Through their lawyer, advocate Patrick Ogola, the retailer under a certificate of urgency sought orders against the continued attachment of its properties and freezing of its accounts by various creditors.

“Having read the affidavit of Patrick Ogola sworn on October 16 2020, I hereby order a stay of any attachment, sequestration, distress or execution against the property of the company pending directions that are to issued on 27th October 2020. However this order does not affect Greenspan Ltd,” Justice Tuiyott said.

According to the retailer, it would suffer irreparable losses that would dampen efforts to turnaround Its fortunes and settle debt owned to its trade partners.

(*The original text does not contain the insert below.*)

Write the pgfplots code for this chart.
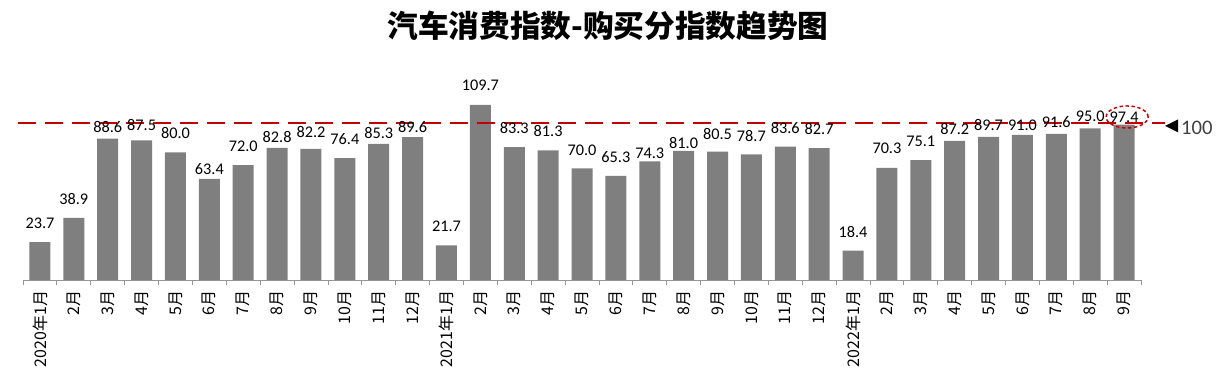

“The mentioned acts of attachment will have a devastating effect on the applicants’ ability to service its debt in line with settlement agreements it has already entered with over 300 creditors and will also collapse the arrangements for capital injection in the amount of Ksh 2.1 billion that is in the last stage of finalization,” Tuskys said.

“The preservation of assets is in the best interest of the entire body of creditors many of whom may not receive any payments if the applicant’s assets are stripped through the illegal and imminent acts of attachment, execution, sequestration and distress,” Tuskys added.

In September, the High Court stopped the auction set up for Tuskys Mall Greenspan following KSh30 million rent arrears. 

Hotpoint Appliances Limited filed a petition to declare the cash strapped supermarket chain insolvent. Consequently, they seek to have the retailer liquidated in efforts to recover over KSh100 million owed for the supply of electronics.